▶ [To be done]
Copy exactly, and only, the lines starting at the line with "Generate a web" and ending at the line with "const boxText = '2001';". Leave every picture out of the copy.

+-------+

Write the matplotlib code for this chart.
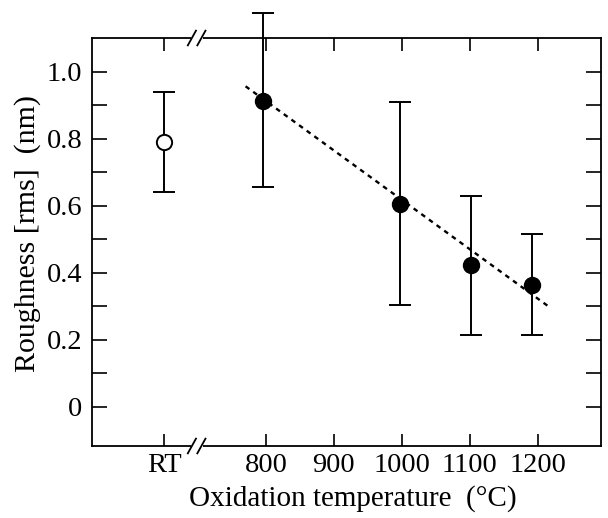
import matplotlib
matplotlib.use("Agg")
import matplotlib.pyplot as plt
from matplotlib.ticker import FixedLocator

plt.rcParams['font.family'] = ['Liberation Serif', 'DejaVu Serif']

# ---- data ----
tick_values = [650, 800, 900, 1000, 1100, 1200]
tick_labels = ['RT', '800', '900', '1000', '1100', '1200']
y_major = [0, 0.2, 0.4, 0.6, 0.8, 1.0]
y_major_labels = ['0', '0.2', '0.4', '0.6', '0.8', '1.0']
y_minor = [0.1, 0.3, 0.5, 0.7, 0.9]

rt_position = [650]
rt_roughness = [0.79]
rt_low = [0.64]
rt_high = [0.94]

temps = [796, 997, 1101, 1192]
roughness = [0.912, 0.606, 0.424, 0.364]
rough_low = [0.655, 0.303, 0.213, 0.215]
rough_high = [1.175, 0.908, 0.628, 0.516]

fit_x = [770, 1218]
fit_y = [0.956, 0.296]

break_x = 698

# ---- figure ----
fig = plt.figure(figsize=(6.08, 5.18), dpi=100)
ax = fig.add_axes([0.1513, 0.139, 0.8372, 0.7876])

ax.set_xlim(544, 1293)
ax.set_ylim(-0.117, 1.10)

# RT point (open)
eb = ax.errorbar(rt_position, rt_roughness,
                 yerr=[[r - l for r, l in zip(rt_roughness, rt_low)],
                       [h - r for r, h in zip(rt_roughness, rt_high)]],
                 fmt='o', mfc='white', mec='black', mew=1.4, ms=11,
                 ecolor='black', elinewidth=1.4, capsize=8, capthick=1.4,
                 color='black', zorder=3)

# oxidised points (filled)
eb2 = ax.errorbar(temps, roughness,
                  yerr=[[r - l for r, l in zip(roughness, rough_low)],
                        [h - r for r, h in zip(roughness, rough_high)]],
                  fmt='o', mfc='black', mec='black', ms=11.5,
                  ecolor='black', elinewidth=1.4, capsize=8, capthick=1.4,
                  color='black', zorder=3)
for cont in (eb, eb2):
    for a in cont.lines[1]:
        a.set_clip_on(False)
    for a in cont.lines[2]:
        a.set_clip_on(False)

# linear fit (dashed)
ax.plot(fit_x, fit_y, color='black', lw=1.7, linestyle=(0, (2, 2)), zorder=2)

# ticks
ax.set_xticks(tick_values)
ax.set_xticklabels(tick_labels)
ax.yaxis.set_major_locator(FixedLocator(y_major))
ax.yaxis.set_minor_locator(FixedLocator(y_minor))
ax.set_yticklabels(y_major_labels)
ax.tick_params(axis='both', which='both', direction='in', top=True, right=True,
               width=1.2, labelsize=20.5)
ax.tick_params(axis='y', which='major', length=11, pad=7)
ax.tick_params(axis='y', which='minor', length=11)
ax.tick_params(axis='x', which='major', length=9, pad=5)

for s in ax.spines.values():
    s.set_linewidth(1.3)

ax.set_xlabel('Oxidation temperature  (°C)', fontsize=21, labelpad=5)
ax.set_ylabel('Roughness [rms]  (nm)', fontsize=21.5, labelpad=4)
ax.xaxis.label.set_x(0.513)
ax.yaxis.label.set_y(0.522)

# axis break marks (bottom and top)
tr = ax.get_xaxis_transform()
for yb in (0, 1):
    ax.plot([break_x - 9, break_x + 9], [yb, yb], color='white', lw=4,
            transform=tr, clip_on=False, zorder=5, solid_capstyle='butt')
    for dx in (-7, 7):
        ax.plot([break_x + dx - 6, break_x + dx + 6], [yb - 0.018, yb + 0.018],
                color='black', lw=1.3, transform=tr, clip_on=False, zorder=6)

fig.savefig('out.png', dpi=100)
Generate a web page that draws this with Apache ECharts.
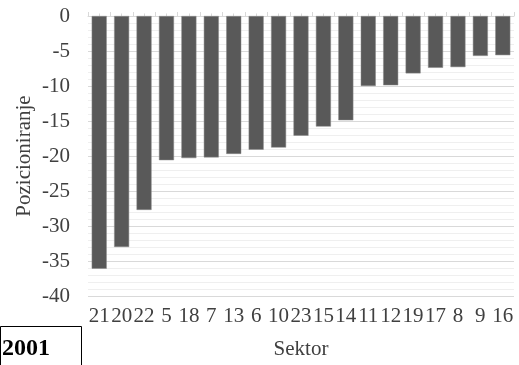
<!DOCTYPE html>
<html><head><meta charset="utf-8">
<script src="https://cdn.jsdelivr.net/npm/echarts@6/dist/echarts.min.js"></script>
<style>html,body{margin:0;padding:0;background:#fff}#c{width:519px;height:365px}</style>
</head><body><div id="c"></div>
<script>
const categories = ['21','20','22','5','18','7','13','6','10','23','15','14','11','12','19','17','8','9','16'];
const values = [-36.1,-33.0,-27.7,-20.6,-20.3,-20.2,-19.7,-19.1,-18.8,-17.1,-15.8,-14.9,-10.0,-9.9,-8.2,-7.4,-7.3,-5.7,-5.6];
const yTitle = 'Pozicioniranje';
const xTitle = 'Sektor';
const boxText = '2001';

const font = 'Liberation Serif';
const chart = echarts.init(document.getElementById('c'), null, {renderer:'canvas'});
chart.setOption({
  animation:false,
  grid:{left:88,right:5,top:16,bottom:66},
  xAxis:[
    {type:'category',data:categories,position:'bottom',
     axisLine:{show:false,onZero:false},axisTick:{show:false},
     axisLabel:{color:'#404040',fontFamily:font,fontSize:21,margin:10,interval:0},
     name:xTitle,nameLocation:'middle',nameGap:43,nameMoveOverlap:false,
     nameTextStyle:{color:'#404040',fontFamily:font,fontSize:21}},
    {type:'category',data:categories,position:'top',
     axisLine:{show:true,onZero:false,lineStyle:{color:'#d9d9d9',width:1}},
     axisTick:{show:true,length:4,lineStyle:{color:'#d9d9d9'}},
     axisLabel:{show:false}},
    {type:'category',data:categories,position:'top',
     axisLine:{show:false,onZero:false},
     axisTick:{show:true,length:2.5,alignWithLabel:true,lineStyle:{color:'#d9d9d9'}},
     axisLabel:{show:false}}
  ],
  yAxis:{type:'value',min:-40,max:0,interval:5,
    axisLine:{show:false},axisTick:{show:false},
    axisLabel:{color:'#404040',fontFamily:font,fontSize:21,margin:18},
    splitLine:{lineStyle:{color:'#d9d9d9',width:1}},
    minorTick:{show:false,splitNumber:5},
    minorSplitLine:{show:true,lineStyle:{color:'#efefef',width:1}},
    name:yTitle,nameLocation:'middle',nameGap:53,nameRotate:90,nameMoveOverlap:false,
    nameTextStyle:{color:'#404040',fontFamily:font,fontSize:21}},
  series:[{type:'bar',data:values,xAxisIndex:0,barCategoryGap:'33%',
    itemStyle:{color:'#595959',borderColor:'#8a8a8a',borderWidth:0.5}}],
  graphic:[
    {type:'rect',shape:{x:0.5,y:326.5,width:81,height:50},style:{fill:'#fff',stroke:'#000',lineWidth:1}},
    {type:'text',left:2,top:337,style:{text:boxText,font:'bold 24px "Liberation Serif"',fill:'#000'}}
  ]
});
</script></body></html>
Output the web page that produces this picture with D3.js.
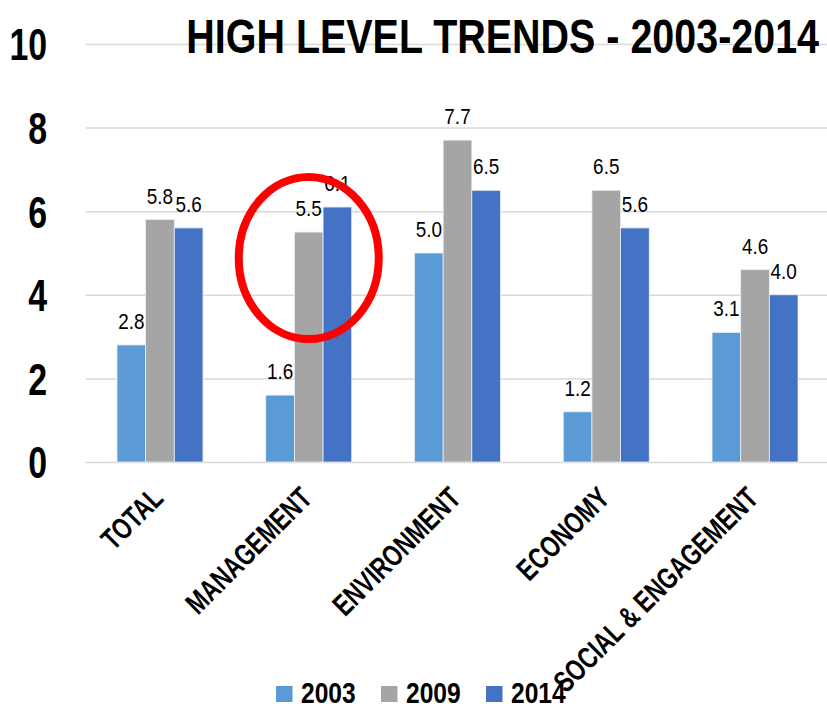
<!DOCTYPE html>
<html>
<head>
<meta charset="utf-8">
<script src="https://cdn.jsdelivr.net/npm/d3@7.9.0/dist/d3.min.js"></script>
<style>
  body { margin: 0; background: #fff; }
  svg text { font-family: "Liberation Sans", Arial, sans-serif; }
</style>
</head>
<body>
<svg width="827" height="707"></svg>
<script>
const categories = ['TOTAL', 'MANAGEMENT', 'ENVIRONMENT', 'ECONOMY', 'SOCIAL & ENGAGEMENT'];
const years = ['2003', '2009', '2014'];
const values2003 = [2.8, 1.6, 5.0, 1.2, 3.1];
const values2009 = [5.8, 5.5, 7.7, 6.5, 4.6];
const values2014 = [5.6, 6.1, 6.5, 5.6, 4.0];
const yTicks = [0, 2, 4, 6, 8, 10];
const colors = ['#5b9bd5', '#a5a5a5', '#4472c4'];

const seriesValues = [values2003, values2009, values2014];

// no narrow font installed, so squeeze the regular one
const squeeze = k => `scale(${k},1)`;

const svg = d3.select('svg');

const x = d3.scaleBand()
    .domain(categories)
    .range([85.6, 829.4])
    .paddingInner(0.422)
    .paddingOuter(0.211);

const xSub = d3.scaleBand()
    .domain(years)
    .range([0, x.bandwidth()]);

const y = d3.scaleLinear().domain([0, 10]).range([462, 44]);

const color = d3.scaleOrdinal().domain(years).range(colors);

// gridlines + y labels
const yAxis = svg.append('g')
    .attr('transform', 'translate(85.6,0)')
    .call(d3.axisLeft(y).tickValues(yTicks).tickSize(-743.8).tickFormat(d3.format('d')));
yAxis.select('.domain').remove();
yAxis.selectAll('.tick line').attr('stroke', '#d9d9d9').attr('stroke-width', 1.5);
yAxis.selectAll('.tick text')
    .attr('x', 0)
    .attr('dy', '0.36em')
    .attr('transform', `translate(-38.5,0) ${squeeze(0.77)}`)
    .attr('fill', '#000')
    .attr('font-size', 44)
    .attr('font-weight', 'bold');

// title
svg.append('text')
    .attr('transform', `translate(819,53) ${squeeze(0.805)}`)
    .attr('text-anchor', 'end')
    .attr('font-size', 49)
    .attr('font-weight', 'bold')
    .text('HIGH LEVEL TRENDS - 2003-2014');

// bars
const rows = categories.map((c, i) => ({
    cat: c,
    vals: years.map((yr, j) => ({ year: yr, value: seriesValues[j][i] }))
}));

const groups = svg.append('g').selectAll('g')
    .data(rows)
    .join('g')
    .attr('transform', d => `translate(${x(d.cat)},0)`);

groups.selectAll('rect')
    .data(d => d.vals)
    .join('rect')
    .attr('x', d => xSub(d.year))
    .attr('y', d => y(d.value))
    .attr('width', xSub.bandwidth())
    .attr('height', d => y(0) - y(d.value))
    .attr('fill', d => color(d.year))
    .attr('stroke', '#e8eef7')
    .attr('stroke-width', 0.8);

groups.selectAll('text')
    .data(d => d.vals)
    .join('text')
    .attr('transform', d => `translate(${xSub(d.year) + xSub.bandwidth() / 2},${y(d.value) - 16}) ${squeeze(0.86)}`)
    .attr('text-anchor', 'middle')
    .attr('font-size', 22)
    .text(d => d3.format('.1f')(d.value));

// category labels
svg.append('g').selectAll('text')
    .data(categories)
    .join('text')
    .attr('text-anchor', 'end')
    .attr('transform', d => `translate(${x(d) + x.bandwidth() / 2 + 5},500) rotate(-45) ${squeeze(0.75)}`)
    .attr('font-size', 30)
    .attr('font-weight', 'bold')
    .text(d => d);

// red ellipse around management
svg.append('ellipse')
    .attr('cx', x('MANAGEMENT') + x.bandwidth() / 2)
    .attr('cy', y(4.88))
    .attr('rx', 70)
    .attr('ry', 81)
    .attr('fill', 'none')
    .attr('stroke', '#ff0000')
    .attr('stroke-width', 8);

// legend
const legend = svg.append('g').attr('transform', 'translate(276,686)');
const legendX = [0, 105, 210];
years.forEach((yr, i) => {
    const g = legend.append('g').attr('transform', `translate(${legendX[i]},0)`);
    g.append('rect').attr('width', 16.5).attr('height', 16).attr('fill', color(yr));
    g.append('text')
        .attr('transform', `translate(25,17) ${squeeze(0.82)}`)
        .attr('font-size', 30)
        .attr('font-weight', 'bold')
        .text(yr);
});
</script>
</body>
</html>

+-------+

▶ [Problem solution]
Generate a web page that draws this with Apache ECharts.
<!DOCTYPE html>
<html><head><meta charset="utf-8">
<script src="https://cdn.jsdelivr.net/npm/echarts@6/dist/echarts.min.js"></script>
<style>html,body{margin:0;padding:0;background:#fff}#c{width:519px;height:365px}</style>
</head><body><div id="c"></div>
<script>
const categories = ['21','20','22','5','18','7','13','6','10','23','15','14','11','12','19','17','8','9','16'];
const values = [-36.1,-33.0,-27.7,-20.6,-20.3,-20.2,-19.7,-19.1,-18.8,-17.1,-15.8,-14.9,-10.0,-9.9,-8.2,-7.4,-7.3,-5.7,-5.6];
const yTitle = 'Pozicioniranje';
const xTitle = 'Sektor';
const boxText = '2001';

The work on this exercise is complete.